Piedmont's Tripp a 2-sport prospect

Wants to be more of a leader this year
Jul. 27, 2013 @ 12:33 PM
If you frequent Piedmont High's campus and haven't noticed Cameron Tripp, you're just not paying attention.
Tripp stands out in a lot of ways.
It starts with his sheer size — the rising junior has grown to 6-foot-7 and 200 pounds, adding roughly an inch and 20 pounds since the winter of his sophomore year.
Then there's the athletic prowess.
Tripp is the starting quarterback for the football team, after sharing the reps with then-senior Sawyer Baucom in 2012.
When the weather cools, Tripp will lace up his basketball sneakers as a returning starter from last year's 21-6 team.
And last but hardly least, Tripp shines in the classroom.
He carries a 4.6 GPA on the weighted scale, and ranks third in his class.
His commitment to success was rewarded last month when Army head basketball coach Zach Spiker offered him the opportunity to play Division I basketball while he was attending camp on the West Point, N.Y., campus.
"I knew they were interested in me so I went up there focused and ready to go," Tripp said. "Coach Spiker sat down with me after the camp and said 'I don't know how many Division I offers you have but you have one here at West Point.' ... It was definitely one of the brightest moments of my basketball career."
Tripp has traveled all over the Eastern Seaboard this summer as a two-sport prospect.
Football coaches seem intrigued, and he accepted invites to attend one-day football camps at North Carolina, Clemson, Duke, N.C. State, East Carolina, Georgia and Tennessee.
"It's been a busy summer," he said. "It would be a morning session and an afternoon session. They just wanted to see how I move and that kind of stuff."
Tripp, who was clocked at 4.81 second in the 40-yard dash, according to hudl.com. Coaches from Georgia, Tennessee, Clemson have asked to see film from his first couple games of 2013. 

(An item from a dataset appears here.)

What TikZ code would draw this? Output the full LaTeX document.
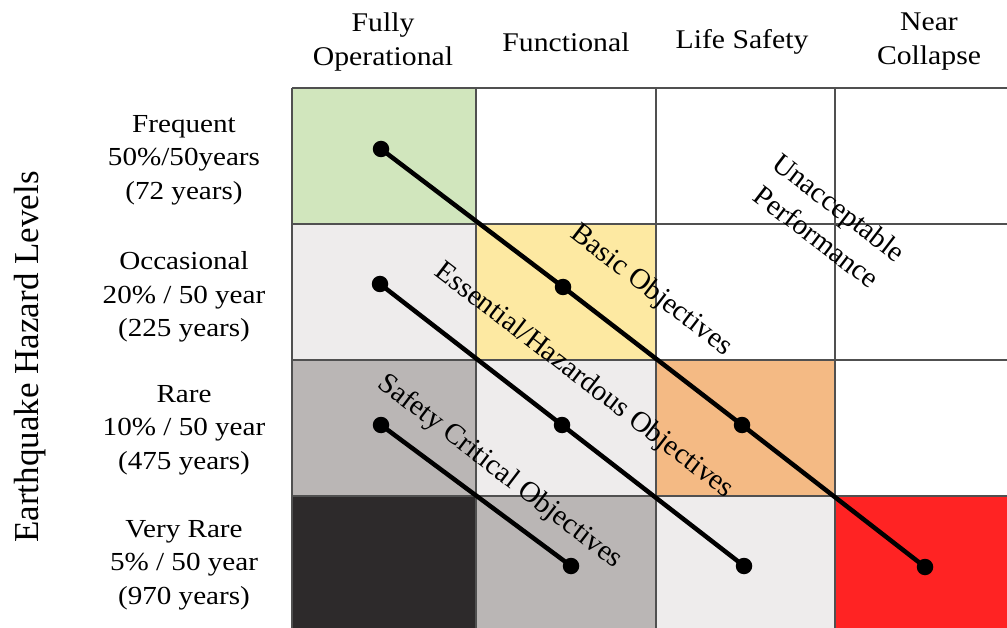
\documentclass[tikz,border=0pt]{standalone}
\usepackage{fontspec}
\setmainfont{Liberation Serif}
\definecolor{cgreen}{RGB}{209,230,189}
\definecolor{clight}{RGB}{238,236,236}
\definecolor{cyellow}{RGB}{253,233,162}
\definecolor{cgray}{RGB}{186,182,181}
\definecolor{corange}{RGB}{244,186,132}
\definecolor{cdark}{RGB}{45,42,43}
\definecolor{cred}{RGB}{255,35,35}
\definecolor{cgrid}{RGB}{80,80,80}
\begin{document}
\begin{tikzpicture}[x=1pt,y=-1pt,
  gridline/.style={draw=cgrid,line width=1.8pt},
  dot/.style={circle,fill=black,inner sep=0pt,minimum size=16.5pt},
  objline/.style={line width=4.5pt,black},
  header/.style={align=center,font=\fontsize{27}{34}\selectfont,xscale=1.1},
  rowlabel/.style={align=center,font=\fontsize{26}{33.5}\selectfont,xscale=1.12},
  objlabel/.style={align=center,font=\fontsize{29}{37}\selectfont,rotate=-37.5,inner sep=0pt},
  axislabel/.style={font=\fontsize{35}{40}\selectfont,rotate=90,inner sep=0pt}]
\useasboundingbox (0,0) rectangle (1007,628);
\clip (0,0) rectangle (1007,628);
\fill[white] (0,0) rectangle (1007,628);

% cell fills: columns at 292/476/656/835, rows at 88/224/360/496
\fill[cgreen]  (292,88)  rectangle (476,224);
\fill[clight]  (292,224) rectangle (476,360);
\fill[cyellow] (476,224) rectangle (656,360);
\fill[cgray]   (292,360) rectangle (476,496);
\fill[clight]  (476,360) rectangle (656,496);
\fill[corange] (656,360) rectangle (835,496);
\fill[cdark]   (292,496) rectangle (476,640);
\fill[cgray]   (476,496) rectangle (656,640);
\fill[clight]  (656,496) rectangle (835,640);
\fill[cred]    (835,496) rectangle (1020,640);

% grid lines
\foreach \gx in {292,476,656,835} \draw[gridline] (\gx,88) -- (\gx,640);
\foreach \gy in {88,224,360,496} \draw[gridline] (292,\gy) -- (1020,\gy);

% objective points
\node[dot] (a1) at (381,149) {};
\node[dot] (a2) at (563,287) {};
\node[dot] (a3) at (742,425) {};
\node[dot] (a4) at (925,567) {};
\node[dot] (b1) at (380,284) {};
\node[dot] (b2) at (562,425) {};
\node[dot] (b3) at (744,566) {};
\node[dot] (c1) at (381,425) {};
\node[dot] (c2) at (571,566) {};

% objective lines
\draw[objline] (a1.center) -- (a2.center) -- (a3.center) -- (a4.center);
\draw[objline] (b1.center) -- (b2.center) -- (b3.center);
\draw[objline] (c1.center) -- (c2.center);

% objective labels
\node[objlabel] (basic) at (651,291) {Basic Objectives};
\node[objlabel] (essential) at (584,381) {Essential/Hazardous Objectives};
\node[objlabel] (safety) at (500,472) {Safety Critical Objectives};
\node[objlabel] (unacc) at (828,222) {Unacceptable\\Performance};

% performance level headers
\node[header] (h1) at (383,42) {Fully\\Operational};
\node[header] (h2) at (566,42) {Functional};
\node[header] (h3) at (742,42) {Life Safety};
\node[header] (h4) at (929,42) {Near\\Collapse};

% hazard level labels
\node[rowlabel] (r1) at (184,160) {Frequent\\50\%/50years\\(72 years)};
\node[rowlabel] (r2) at (184,297) {Occasional\\20\% / 50 year\\(225 years)};
\node[rowlabel] (r3) at (184,430) {Rare\\10\% / 50 year\\(475 years)};
\node[rowlabel] (r4) at (184,565) {Very Rare\\5\% / 50 year\\(970 years)};

\node[axislabel] (axis) at (30,357) {Earthquake Hazard Levels};
\end{tikzpicture}
\end{document}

Tripp will have to decide which sport he wants to play in college one day, but he's not there yet.
"When it's football season football's my favorite sport and when it's basketball season basketball's my favorite sport," he said. "Right now I'm looking into both and keeping all my options open. After this year, or maybe midway through this year, I'll make a decision."
Tripp has the benefit of his dad's experience.
Dennis Tripp played on the defensive line for the UNC Tar Heels and was briefly with the New York Giants (1991-92) before eventually becoming a strength and conditioning coach at Florida and South Carolina.
"My dad's influence on me has helped a lot," he said. "He's been through the recruiting process and he knows what questions to ask and what to look for. I've always been a Tar Heel, but I'm not biased anymore. I'll consider all my options."
'We're definitely not scared'
Tripp is looking forward to high school football practice opening on Thursday.
The Panthers finished 5-7 last season, and face the challenge of moving from 2A to 3A.
"We've all looked at the schedule and 3A is a lot different," he said. "But we're definitely not scared of the challenge. We know we're picked low in the conference but we'll use the underdog card."
Football coach Ron Massey and boys basketball coach Rudi Heath are both entering their second seasons at Piedmont.
Tripp is complimentary of what both men have brought to their respective programs.
"Coach Massey and Coach Heath have changed the culture at Piedmont," he said. "The athletes are more dedicated now."
Tripp says Massey's scheme hasn't changed, but he's optimistic "we'll throw more passes this year."
Tripp expresses confidence in his receiving corps that includes seniors Tyler Ivey, Devin Thomas, Jacob Collura and Colton Greene, and says he will also look for senior running backs Matt Fisher and Tyler Long.
"We're looking good," he said. "We've been lifting three days a week and running three days a week. We've worked hard this summer."
'I want to beat people off the dribble'
In a few short months, football season will give way to basketball.
Last year Tripp averaged 11.5 points and led Union County in rebounding at 9.2 per game.
"We had a great year last year," Tripp said. "We lost some guys but we're expecting to be good again."
Tripp has spent time working on his face-up game and lateral quickness this offseason.
"I want to be able to shuffle and play better one-on-one defense," he said. "Offensively, I want to be more dynamic. I've added a 3-point shot and I want to beat people off the dribble more. And I definitely want to be a better leader this year."
Looking further down the road, Tripp plans to attend medical school with aspirations of becoming a sports orthopedist.
Given his long-term goals, the opportunity West Point offers is a little more enticing.
If he were to finish among the top 10 percent of his graduating class at West Point, Army would cover his cost to attend any med school that accepts him.
That would, however, commit him to a seven-year stint in the military (as opposed to the typical five-year commitment).
He's interested enough to plan a visit during the school year so he can get a better feel for the atmosphere on campus.
"It would definitely be a life commitment and a lifestyle change," Tripp said. "But I've come up in a disciplined home life, so that would help. It's something I'm interested in and I will educate myself more on it."
For now, Tripp resides as one of Union County's top two-sport athletes — and the big man on Piedmont's campus.